▶ [GIVEN INSTRUCTION]: Without including any images, reproduce each entry exactly.

▶ [Plotting code records]:
>>>>>
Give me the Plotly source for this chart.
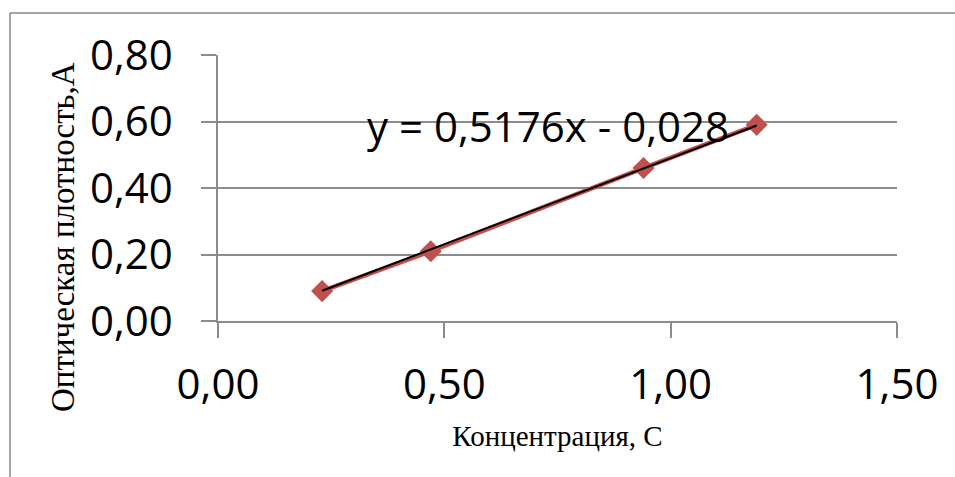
import plotly.graph_objects as go

# Data
concentration = [0.23, 0.47, 0.94, 1.19]
absorbance = [0.09, 0.21, 0.46, 0.59]

# Linear trendline coefficients (as shown on the chart)
slope = 0.5176
intercept = -0.028
equation_text = "y = 0,5176x - 0,028"

x_title = "Концентрация, С"
y_title = "Оптическая плотность,А"

x_ticks = [0.0, 0.5, 1.0, 1.5]
y_ticks = [0.0, 0.2, 0.4, 0.6, 0.8]

trend_x = [min(concentration), max(concentration)]
trend_y = [slope * v + intercept for v in trend_x]

RED = "#C0504D"
GRID = "#8C8C8C"
TICK_FONT = dict(family="Open Sans, Lato, Liberation Sans, sans-serif", size=42, color="#000000")
XTITLE_FONT = dict(family="Liberation Serif, Times New Roman, serif", size=29, color="#000000")
YTITLE_FONT = dict(family="Liberation Serif, Times New Roman, serif", size=33, color="#000000")

W, H = 955, 477
L, R, T, B = 218, 58, 55, 156
pw, ph = W - L - R, H - T - B

def px2x(p):
    return (p - L) / pw
def py2y(p):
    return 1 - (p - T) / ph

fig = go.Figure()
fig.add_trace(go.Scatter(
    x=concentration, y=absorbance, mode="lines+markers",
    line=dict(color=RED, width=4.5),
    marker=dict(symbol="diamond", size=17, color=RED, line=dict(width=0)),
    showlegend=False, hoverinfo="x+y",
))
fig.add_trace(go.Scatter(
    x=trend_x, y=trend_y, mode="lines",
    line=dict(color="#000000", width=2),
    showlegend=False, hoverinfo="skip",
))

fig.add_annotation(
    x=0.729, y=0.589, xref="x", yref="y", text=equation_text, showarrow=False,
    xanchor="center", yanchor="middle", font=TICK_FONT,
)

# y-axis title (placed lower than the plot-area centre, as in the reference)
fig.add_annotation(
    x=px2x(63), y=py2y(237), xref="paper", yref="paper", text=y_title,
    textangle=-90, showarrow=False, xanchor="center", yanchor="middle",
    font=YTITLE_FONT,
)

# outer frame (top and left edges visible)
fig.add_shape(type="line", xref="paper", yref="paper",
              x0=px2x(10), x1=px2x(956), y0=py2y(13), y1=py2y(13),
              line=dict(color="#888888", width=1.5))
fig.add_shape(type="line", xref="paper", yref="paper",
              x0=px2x(10), x1=px2x(10), y0=py2y(13), y1=py2y(478),
              line=dict(color="#888888", width=1.5))

fig.update_layout(
    width=W, height=H,
    margin=dict(l=L, r=R, t=T, b=B),
    paper_bgcolor="white", plot_bgcolor="white",
    separators=", ",
    xaxis=dict(
        range=[0, 1.5], tickvals=x_ticks, tickformat=".2f",
        showgrid=False, zeroline=False,
        showline=True, linecolor=GRID, linewidth=1.5,
        ticks="outside", ticklen=15, tickcolor=GRID, tickwidth=1.5,
        ticklabelstandoff=11,
        tickfont=TICK_FONT,
        title=dict(text=x_title, font=XTITLE_FONT, standoff=16),
    ),
    yaxis=dict(
        range=[0, 0.8], tickvals=y_ticks, tickformat=".2f",
        showgrid=True, gridcolor=GRID, gridwidth=1.5, zeroline=False,
        showline=True, linecolor=GRID, linewidth=1.5,
        ticks="outside", ticklen=15, tickcolor=GRID, tickwidth=1.5,
        ticklabelstandoff=20,
        tickfont=TICK_FONT,
    ),
)

fig.write_html(
    "out.html",
    config={"displayModeBar": False},
    post_script="document.body.style.margin='0';document.body.style.overflow='hidden';",
)
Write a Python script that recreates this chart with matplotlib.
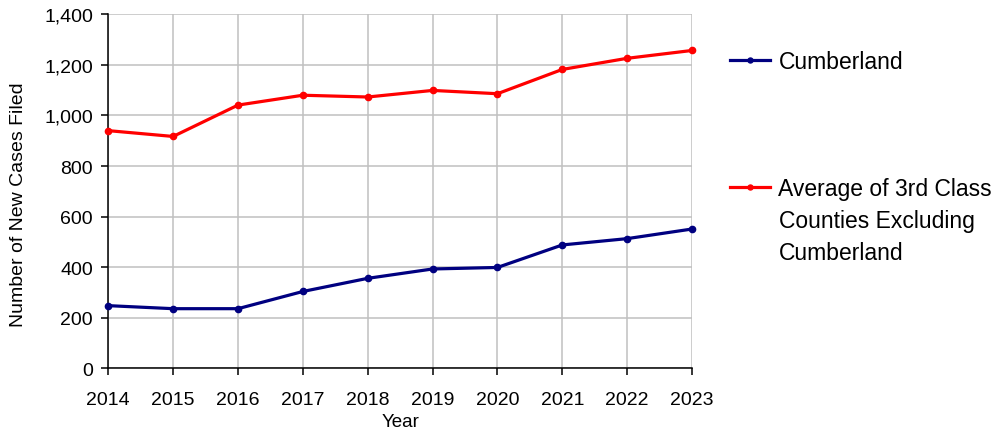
import matplotlib.pyplot as plt
from matplotlib.ticker import StrMethodFormatter

years = [2014, 2015, 2016, 2017, 2018, 2019, 2020, 2021, 2022, 2023]
cumberland = [248, 236, 236, 304, 356, 393, 399, 488, 513, 551]
third_class_avg = [940, 917, 1041, 1080, 1073, 1099, 1086, 1182, 1226, 1257]

plt.rcParams['font.family'] = ['Liberation Sans', 'DejaVu Sans']

fig = plt.figure(figsize=(9.95, 4.31), dpi=100)
ax = fig.add_axes([0.1088, 0.143, 0.5867, 0.8215])

ax.plot(years, cumberland, color='#000080', lw=2.3, marker='o', ms=4.5,
        label='Cumberland', clip_on=False, zorder=3)
ax.plot(years, third_class_avg, color='#FF0000', lw=2.3, marker='o', ms=4.5,
        label='Average of 3rd Class', clip_on=False, zorder=3)

ax.set_xlim(2014, 2023)
ax.set_ylim(0, 1400)
ax.set_xticks(years)
ax.set_yticks(range(0, 1401, 200))
ax.yaxis.set_major_formatter(StrMethodFormatter('{x:,.0f}'))

ax.grid(True, color='#c0c0c0', lw=1.1)
ax.set_axisbelow(True)
for s in ['top', 'right']:
    ax.spines[s].set_visible(False)
for s in ['left', 'bottom']:
    ax.spines[s].set_linewidth(1.1)
    ax.spines[s].set_color('black')

ax.tick_params(axis='both', direction='out', length=5, width=1.1,
               labelsize=14, colors='black')
ax.tick_params(axis='x', pad=11)
ax.tick_params(axis='y', pad=6)
ax.set_xlabel('Year', fontsize=13.5, labelpad=4)
ax.set_ylabel('Number of New Cases Filed', fontsize=14)
ax.yaxis.set_label_coords(-0.139, 0.466)

# legend: second label wraps onto two more lines, added as plain text below
leg = ax.legend(loc='upper left', bbox_to_anchor=(0.734, 0.881),
                bbox_transform=fig.transFigure, frameon=False, fontsize=16.5,
                handlelength=1.75, handletextpad=0.35, labelspacing=4.53,
                borderpad=0, borderaxespad=0, markerscale=0.8)

fig.text(0.783, 0.512, 'Counties Excluding\nCumberland', fontsize=16.5,
         va='top', ha='left', linespacing=1.5)

fig.savefig('out.png', dpi=100)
<<<<<
▶ [CORRECT ANSWER]:
Give me the Plotly source for this chart.
import plotly.graph_objects as go

# Data
concentration = [0.23, 0.47, 0.94, 1.19]
absorbance = [0.09, 0.21, 0.46, 0.59]

# Linear trendline coefficients (as shown on the chart)
slope = 0.5176
intercept = -0.028
equation_text = "y = 0,5176x - 0,028"

x_title = "Концентрация, С"
y_title = "Оптическая плотность,А"

x_ticks = [0.0, 0.5, 1.0, 1.5]
y_ticks = [0.0, 0.2, 0.4, 0.6, 0.8]

trend_x = [min(concentration), max(concentration)]
trend_y = [slope * v + intercept for v in trend_x]

RED = "#C0504D"
GRID = "#8C8C8C"
TICK_FONT = dict(family="Open Sans, Lato, Liberation Sans, sans-serif", size=42, color="#000000")
XTITLE_FONT = dict(family="Liberation Serif, Times New Roman, serif", size=29, color="#000000")
YTITLE_FONT = dict(family="Liberation Serif, Times New Roman, serif", size=33, color="#000000")

W, H = 955, 477
L, R, T, B = 218, 58, 55, 156
pw, ph = W - L - R, H - T - B

def px2x(p):
    return (p - L) / pw
def py2y(p):
    return 1 - (p - T) / ph

fig = go.Figure()
fig.add_trace(go.Scatter(
    x=concentration, y=absorbance, mode="lines+markers",
    line=dict(color=RED, width=4.5),
    marker=dict(symbol="diamond", size=17, color=RED, line=dict(width=0)),
    showlegend=False, hoverinfo="x+y",
))
fig.add_trace(go.Scatter(
    x=trend_x, y=trend_y, mode="lines",
    line=dict(color="#000000", width=2),
    showlegend=False, hoverinfo="skip",
))

fig.add_annotation(
    x=0.729, y=0.589, xref="x", yref="y", text=equation_text, showarrow=False,
    xanchor="center", yanchor="middle", font=TICK_FONT,
)

# y-axis title (placed lower than the plot-area centre, as in the reference)
fig.add_annotation(
    x=px2x(63), y=py2y(237), xref="paper", yref="paper", text=y_title,
    textangle=-90, showarrow=False, xanchor="center", yanchor="middle",
    font=YTITLE_FONT,
)

# outer frame (top and left edges visible)
fig.add_shape(type="line", xref="paper", yref="paper",
              x0=px2x(10), x1=px2x(956), y0=py2y(13), y1=py2y(13),
              line=dict(color="#888888", width=1.5))
fig.add_shape(type="line", xref="paper", yref="paper",
              x0=px2x(10), x1=px2x(10), y0=py2y(13), y1=py2y(478),
              line=dict(color="#888888", width=1.5))

fig.update_layout(
    width=W, height=H,
    margin=dict(l=L, r=R, t=T, b=B),
    paper_bgcolor="white", plot_bgcolor="white",
    separators=", ",
    xaxis=dict(
        range=[0, 1.5], tickvals=x_ticks, tickformat=".2f",
        showgrid=False, zeroline=False,
        showline=True, linecolor=GRID, linewidth=1.5,
        ticks="outside", ticklen=15, tickcolor=GRID, tickwidth=1.5,
        ticklabelstandoff=11,
        tickfont=TICK_FONT,
        title=dict(text=x_title, font=XTITLE_FONT, standoff=16),
    ),
    yaxis=dict(
        range=[0, 0.8], tickvals=y_ticks, tickformat=".2f",
        showgrid=True, gridcolor=GRID, gridwidth=1.5, zeroline=False,
        showline=True, linecolor=GRID, linewidth=1.5,
        ticks="outside", ticklen=15, tickcolor=GRID, tickwidth=1.5,
        ticklabelstandoff=20,
        tickfont=TICK_FONT,
    ),
)

fig.write_html(
    "out.html",
    config={"displayModeBar": False},
    post_script="document.body.style.margin='0';document.body.style.overflow='hidden';",
)
Write a Python script that recreates this chart with matplotlib.
import matplotlib.pyplot as plt
from matplotlib.ticker import StrMethodFormatter

years = [2014, 2015, 2016, 2017, 2018, 2019, 2020, 2021, 2022, 2023]
cumberland = [248, 236, 236, 304, 356, 393, 399, 488, 513, 551]
third_class_avg = [940, 917, 1041, 1080, 1073, 1099, 1086, 1182, 1226, 1257]

plt.rcParams['font.family'] = ['Liberation Sans', 'DejaVu Sans']

fig = plt.figure(figsize=(9.95, 4.31), dpi=100)
ax = fig.add_axes([0.1088, 0.143, 0.5867, 0.8215])

ax.plot(years, cumberland, color='#000080', lw=2.3, marker='o', ms=4.5,
        label='Cumberland', clip_on=False, zorder=3)
ax.plot(years, third_class_avg, color='#FF0000', lw=2.3, marker='o', ms=4.5,
        label='Average of 3rd Class', clip_on=False, zorder=3)

ax.set_xlim(2014, 2023)
ax.set_ylim(0, 1400)
ax.set_xticks(years)
ax.set_yticks(range(0, 1401, 200))
ax.yaxis.set_major_formatter(StrMethodFormatter('{x:,.0f}'))

ax.grid(True, color='#c0c0c0', lw=1.1)
ax.set_axisbelow(True)
for s in ['top', 'right']:
    ax.spines[s].set_visible(False)
for s in ['left', 'bottom']:
    ax.spines[s].set_linewidth(1.1)
    ax.spines[s].set_color('black')

ax.tick_params(axis='both', direction='out', length=5, width=1.1,
               labelsize=14, colors='black')
ax.tick_params(axis='x', pad=11)
ax.tick_params(axis='y', pad=6)
ax.set_xlabel('Year', fontsize=13.5, labelpad=4)
ax.set_ylabel('Number of New Cases Filed', fontsize=14)
ax.yaxis.set_label_coords(-0.139, 0.466)

# legend: second label wraps onto two more lines, added as plain text below
leg = ax.legend(loc='upper left', bbox_to_anchor=(0.734, 0.881),
                bbox_transform=fig.transFigure, frameon=False, fontsize=16.5,
                handlelength=1.75, handletextpad=0.35, labelspacing=4.53,
                borderpad=0, borderaxespad=0, markerscale=0.8)

fig.text(0.783, 0.512, 'Counties Excluding\nCumberland', fontsize=16.5,
         va='top', ha='left', linespacing=1.5)

fig.savefig('out.png', dpi=100)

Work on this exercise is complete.